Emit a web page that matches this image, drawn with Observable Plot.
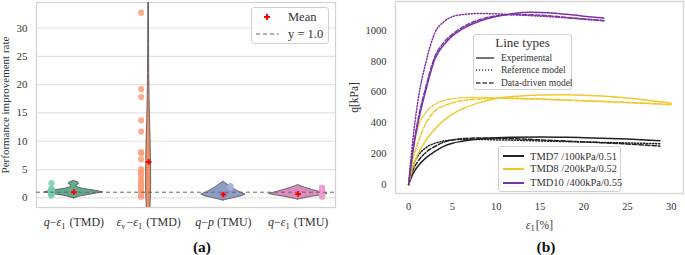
<!DOCTYPE html>
<html><head><meta charset="utf-8">
<script src="https://cdn.jsdelivr.net/npm/d3@7"></script>
<script src="https://cdn.jsdelivr.net/npm/@observablehq/plot@0.6"></script>
<style>
body{margin:0;background:#fff;font-family:"Liberation Serif",serif;color:#333}
#wrap{position:relative;width:685px;height:255px;overflow:hidden}
.abs{position:absolute;white-space:nowrap}
.box{position:absolute;box-sizing:border-box;border:1px solid #d0d0d0;border-radius:3px;background:rgba(255,255,255,0.85)}
</style></head>
<body><div id="wrap"></div>
<script>
// ---------- Panel (a) data ----------
const catLabels = ["q−ε1 (TMD)", "εv−ε1 (TMD)", "q−p (TMU)", "q−ε1 (TMU)"];
const yTicksA = [0, 5, 10, 15, 20, 25, 30];
// violin outlines: [value, half-width in category units]
const violinQe1TMD = [[-0.1,0],[0.3,0.1],[0.7,0.28],[1.0,0.39],[1.3,0.27],[1.6,0.12],[1.9,0.04],[2.2,0.035],[2.45,0.07],[2.7,0.06],[2.9,0.02],[3.0,0]];
const violinEvTMD = [[-6,0.005],[-3,0.02],[0,0.03],[2,0.034],[5,0.033],[8,0.03],[11,0.025],[14,0.018],[18,0.012],[22,0.008],[27,0.006],[32,0.005],[37,0.004],[40,0]];
const violinQpTMU = [[-0.47,0],[0,0.15],[0.3,0.25],[0.58,0.295],[1.0,0.22],[1.5,0.15],[2.0,0.09],[2.5,0.04],[2.85,0]];
const violinQe1TMU = [[-0.3,0],[0.2,0.18],[0.5,0.33],[0.7,0.39],[1.0,0.3],[1.4,0.19],[1.8,0.09],[2.1,0.03],[2.27,0]];
// strip points
const ptsQe1TMD = [2.6, 1.6, 1.45, 1.3, 1.2, 1.1, 1.0, 0.9, 0.8, 0.7, 0.6, 0.45];
const ptsEvTMD = [32.7, 19.2, 17.8, 13.7, 11.7, 8.1, 7.9, 6.8, 5.1, 4.6, 4.3, 3.9, 3.3, 2.8, 2.5, 2.3, 2.0, 1.6, 1.2, 0.8, 0.4, 0.2];
const ptsQpTMU = [2.1, 1.8];
const ptsQe1TMU = [1.8, 1.6, 1.4, 1.2, 1.0, 0.8, 0.6, 0.45, 0.3, 0.2];
const meanValues = [1.0, 6.35, 0.58, 0.7];
const refLine = 1.0;

// ---------- Panel (b) data ----------
const xTicksB = [0, 5, 10, 15, 20, 25, 30];
const yTicksB = [0, 200, 400, 600, 800, 1000];
const tmd7Strain = [0,0.5,1,2,3,4,5,6,8,10,12,15,18,20,25,28.7];
const tmd7Exp = [0,70,115,175,215,248,268,280,295,303,307,309,307,304,295,285];
const tmd7Ref = [0,120,180,240,268,282,290,293,293,290,288,283,279,276,270,265];
const tmd7DD  = [0,95,145,210,247,275,290,297,302,300,297,290,282,277,263,250];
const tmd8Strain = [0,0.5,1,2,3,4,5,6,8,10,12,15,18,20,25,30];
const tmd8Exp = [0,120,190,290,360,415,457,488,530,558,572,582,583,580,562,528];
const tmd8Ref = [0,240,360,470,520,545,558,563,565,562,559,553,547,543,532,520];
const tmd8DD  = [0,170,260,400,478,510,530,543,555,560,559,555,549,545,533,518];
const tmd10Strain = [0,0.5,1,2,3,4,5,6,8,10,12,14,16,18,20,22.3];
const tmd10Exp = [0,220,380,620,815,905,965,1005,1058,1090,1110,1118,1115,1105,1093,1080];
const tmd10Ref = [0,300,520,800,985,1055,1090,1102,1110,1108,1102,1096,1090,1082,1073,1062];
const tmd10DD  = [0,230,400,640,830,920,975,1015,1068,1095,1103,1102,1095,1085,1075,1065];
const seriesNames = ["TMD7 /100kPa/0.51", "TMD8 /200kPa/0.52", "TMD10 /400kPa/0.55"];
const lineTypeNames = ["Experimental", "Reference model", "Data-driven model"];

// ---------- styles ----------
const violinFill = ["#62ab8f", "#ec8f69", "#8c9ec8", "#dc8bbf"];
const pointFill = ["#77cdb0", "#fd9d7b", "#a3b2d8", "#ec9ccf"];
const stripOffset = [-0.30, -0.10, 0.095, 0.32];
const seriesColor = ["#222222", "#efc92c", "#7b35a3"];
const dashFor = [null, "1.2,1.8", "4.5,2"];

const NS = "http://www.w3.org/2000/svg";
function richText(t, str, subSize) {
  t.textContent = "";
  let i = 0;
  while (i < str.length) {
    const c = str[i];
    if (c === "q" || c === "p" || c === "ε") {
      const it = document.createElementNS(NS, "tspan");
      it.setAttribute("font-style", "italic"); it.textContent = c; t.appendChild(it);
      if (c === "ε" && i + 1 < str.length && /[1v]/.test(str[i + 1])) {
        const s = document.createElementNS(NS, "tspan");
        s.setAttribute("font-size", subSize); s.setAttribute("dy", "2.5"); s.textContent = str[i + 1];
        t.appendChild(s);
        const r = document.createElementNS(NS, "tspan");
        r.setAttribute("dy", "-2.5"); r.textContent = "\u200A"; t.appendChild(r);
        i += 2; continue;
      }
      i++; continue;
    }
    let j = i; let buf = "";
    while (j < str.length && !["q","p","ε"].includes(str[j])) { buf += str[j]; j++; }
    const n = document.createElementNS(NS, "tspan"); n.textContent = buf; t.appendChild(n);
    i = j;
  }
}

const wrap = document.getElementById("wrap");

// ---------- Panel (a) ----------
const violins = [violinQe1TMD, violinEvTMD, violinQpTMU, violinQe1TMU];
const strips = [ptsQe1TMD, ptsEvTMD, ptsQpTMU, ptsQe1TMU];
const marksA = [
  Plot.gridY({ticks: yTicksA, stroke: "#e3e3e3", strokeOpacity: 1, strokeWidth: 1.2}),
  Plot.frame({stroke: "#d2d2d2", strokeWidth: 1.2}),
  ...violins.map((shape, i) => Plot.areaX(shape.map(([v, hw]) => ({v, lo: i - hw, hi: i + hw})),
      {y: "v", x1: "lo", x2: "hi", fill: violinFill[i], stroke: "#5a5a5a", strokeWidth: 0.9, clip: true})),
  ...strips.map((vals, i) => Plot.dot(vals.map(v => ({x: i + stripOffset[i], v})),
      {x: "x", y: "v", r: 3.1, fill: pointFill[i], fillOpacity: 0.85})),
  Plot.ruleY([refLine], {stroke: "#666", strokeWidth: 1, strokeDasharray: "4,3"}),
  Plot.dot(meanValues.map((m, i) => ({i, m})), {x: "i", y: "m", symbol: "plus", r: 2, stroke: "red", strokeWidth: 2}),
  Plot.axisX({ticks: [0, 1, 2, 3], tickFormat: i => catLabels[i], tickSize: 0, tickPadding: 10, fontSize: 12, label: null}),
  Plot.axisY({ticks: yTicksA, tickSize: 0, tickPadding: 9, fontSize: 11, tickFormat: d => String(d),
      label: "Performance improvement rate", labelAnchor: "center", labelOffset: 35.5, labelArrow: "none"})
];
const plotA = Plot.plot({
  width: 340, height: 232,
  marginLeft: 36, marginRight: 5, marginTop: 2, marginBottom: 25,
  x: {domain: [-0.5, 3.5]},
  y: {domain: [-1.7, 34.5]},
  style: {fontFamily: "Liberation Serif", color: "#333", background: "transparent", overflow: "visible"},
  marks: marksA
});
plotA.style.position = "absolute"; plotA.style.left = "0px"; plotA.style.top = "0px";
wrap.appendChild(plotA);
plotA.querySelectorAll('g[aria-label="x-axis tick label"] text').forEach(t => richText(t, t.textContent, "8.5"));

// ---------- Panel (b) ----------
const seriesB = [
  {s: tmd7Strain, vals: [tmd7Exp, tmd7Ref, tmd7DD]},
  {s: tmd8Strain, vals: [tmd8Exp, tmd8Ref, tmd8DD]},
  {s: tmd10Strain, vals: [tmd10Exp, tmd10Ref, tmd10DD]}
];
const marksB = [Plot.frame({stroke: "#d8d8d8", strokeWidth: 1.5})];
seriesB.forEach((ser, k) => {
  ser.vals.forEach((vals, t) => {
    marksB.push(Plot.line(ser.s.map((s, j) => [s, vals[j]]),
      {stroke: seriesColor[k], strokeWidth: 1.5, strokeDasharray: dashFor[t], curve: "monotone-x"}));
  });
});
marksB.push(
  Plot.axisX({ticks: xTicksB, tickSize: 0, tickPadding: 9, fontSize: 10.5, tickFormat: d => String(d),
    label: "ε1[%]", labelAnchor: "center", labelOffset: 35, labelArrow: "none"}),
  Plot.axisY({ticks: yTicksB, tickSize: 0, tickPadding: 9, fontSize: 10.5, tickFormat: d => String(d),
    label: "q[kPa]", labelAnchor: "center", labelOffset: 45.75, labelArrow: "none"})
);
const plotB = Plot.plot({
  width: 345, height: 232,
  marginLeft: 55, marginRight: 2, marginTop: 1, marginBottom: 39,
  x: {domain: [-1.5, 31.4]},
  y: {domain: [-58, 1188]},
  style: {fontFamily: "Liberation Serif", color: "#333", background: "transparent", overflow: "visible"},
  marks: marksB
});
plotB.style.position = "absolute"; plotB.style.left = "340px"; plotB.style.top = "0px";
wrap.appendChild(plotB);
plotB.querySelectorAll('g[aria-label="x-axis label"] text').forEach(t => { t.setAttribute("font-size", "11.5"); richText(t, t.textContent.replace(/\s/g, ""), "8.5"); });
plotB.querySelectorAll('g[aria-label="y-axis label"] text').forEach(t => t.setAttribute("font-size", "11.5"));

// ---------- HTML legends & captions ----------
function div(css, parent, text) {
  const d = document.createElement("div");
  d.style.cssText = css; if (text != null) d.textContent = text; parent.appendChild(d); return d;
}
function swatch(parent, left, top, w, color, dash, sw) {
  const s = document.createElementNS(NS, "svg");
  s.setAttribute("width", w); s.setAttribute("height", 6);
  s.style.cssText = `position:absolute;left:${left}px;top:${top - 3}px;overflow:visible`;
  const l = document.createElementNS(NS, "line");
  l.setAttribute("x1", 0); l.setAttribute("x2", w); l.setAttribute("y1", 3); l.setAttribute("y2", 3);
  l.setAttribute("stroke", color); l.setAttribute("stroke-width", sw);
  if (dash) l.setAttribute("stroke-dasharray", dash);
  s.appendChild(l); parent.appendChild(s);
}
// legend (a)
const legA = div("left:251px;top:7px;width:78px;height:37px", wrap); legA.className = "box";
{
  const s = document.createElementNS(NS, "svg");
  s.setAttribute("width", 8); s.setAttribute("height", 8);
  s.style.cssText = "position:absolute;left:11px;top:5px";
  const p = document.createElementNS(NS, "path");
  p.setAttribute("d", "M4,1V7M1,4H7"); p.setAttribute("stroke", "red"); p.setAttribute("stroke-width", 2);
  s.appendChild(p); legA.appendChild(s);
  div("left:36px;top:2px;font-size:12.5px;line-height:14px", legA, "Mean").className = "abs";
  swatch(legA, 4, 26, 23, "#666", "4,3", 1);
  div("left:36px;top:19px;font-size:12.5px;line-height:14px", legA, "y = 1.0").className = "abs";
}
// legend (b) line types
const legB1 = div("left:473px;top:34px;width:99px;height:56px", wrap); legB1.className = "box";
div("left:0;top:1px;width:97px;text-align:center;font-size:13px;line-height:14px", legB1, "Line types").className = "abs";
lineTypeNames.forEach((name, t) => {
  const cy = [22.5, 35, 47.5][t];
  swatch(legB1, 2, cy, 18, "#444", dashFor[t], 1.5);
  div(`left:27px;top:${cy - 6}px;font-size:9.5px;line-height:12px`, legB1, name).className = "abs";
});
// legend (b) series
const legB2 = div("left:498px;top:146px;width:123px;height:46px", wrap); legB2.className = "box";
seriesNames.forEach((name, k) => {
  const cy = [9, 21.5, 35.5][k];
  swatch(legB2, 3.5, cy, 21, seriesColor[k], null, 2);
  div(`left:31px;top:${cy - 6.5}px;font-size:10.5px;line-height:13px`, legB2, name).className = "abs";
});
// captions
div("left:172px;top:238px;width:60px;text-align:center;font-size:15.5px;font-weight:bold;line-height:17px;color:#111", wrap, "(a)").className = "abs";
div("left:516px;top:238px;width:60px;text-align:center;font-size:15.5px;font-weight:bold;line-height:17px;color:#111", wrap, "(b)").className = "abs";
</script></body></html>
##########
- _Written instruction_: Copy exactly the lines running from the beginning of the listing through the line that has "const refLine = 1.0;". Drop the pictures.

- _Exercise solution_:
Emit a web page that matches this image, drawn with Observable Plot.
<!DOCTYPE html>
<html><head><meta charset="utf-8">
<script src="https://cdn.jsdelivr.net/npm/d3@7"></script>
<script src="https://cdn.jsdelivr.net/npm/@observablehq/plot@0.6"></script>
<style>
body{margin:0;background:#fff;font-family:"Liberation Serif",serif;color:#333}
#wrap{position:relative;width:685px;height:255px;overflow:hidden}
.abs{position:absolute;white-space:nowrap}
.box{position:absolute;box-sizing:border-box;border:1px solid #d0d0d0;border-radius:3px;background:rgba(255,255,255,0.85)}
</style></head>
<body><div id="wrap"></div>
<script>
// ---------- Panel (a) data ----------
const catLabels = ["q−ε1 (TMD)", "εv−ε1 (TMD)", "q−p (TMU)", "q−ε1 (TMU)"];
const yTicksA = [0, 5, 10, 15, 20, 25, 30];
// violin outlines: [value, half-width in category units]
const violinQe1TMD = [[-0.1,0],[0.3,0.1],[0.7,0.28],[1.0,0.39],[1.3,0.27],[1.6,0.12],[1.9,0.04],[2.2,0.035],[2.45,0.07],[2.7,0.06],[2.9,0.02],[3.0,0]];
const violinEvTMD = [[-6,0.005],[-3,0.02],[0,0.03],[2,0.034],[5,0.033],[8,0.03],[11,0.025],[14,0.018],[18,0.012],[22,0.008],[27,0.006],[32,0.005],[37,0.004],[40,0]];
const violinQpTMU = [[-0.47,0],[0,0.15],[0.3,0.25],[0.58,0.295],[1.0,0.22],[1.5,0.15],[2.0,0.09],[2.5,0.04],[2.85,0]];
const violinQe1TMU = [[-0.3,0],[0.2,0.18],[0.5,0.33],[0.7,0.39],[1.0,0.3],[1.4,0.19],[1.8,0.09],[2.1,0.03],[2.27,0]];
// strip points
const ptsQe1TMD = [2.6, 1.6, 1.45, 1.3, 1.2, 1.1, 1.0, 0.9, 0.8, 0.7, 0.6, 0.45];
const ptsEvTMD = [32.7, 19.2, 17.8, 13.7, 11.7, 8.1, 7.9, 6.8, 5.1, 4.6, 4.3, 3.9, 3.3, 2.8, 2.5, 2.3, 2.0, 1.6, 1.2, 0.8, 0.4, 0.2];
const ptsQpTMU = [2.1, 1.8];
const ptsQe1TMU = [1.8, 1.6, 1.4, 1.2, 1.0, 0.8, 0.6, 0.45, 0.3, 0.2];
const meanValues = [1.0, 6.35, 0.58, 0.7];
const refLine = 1.0;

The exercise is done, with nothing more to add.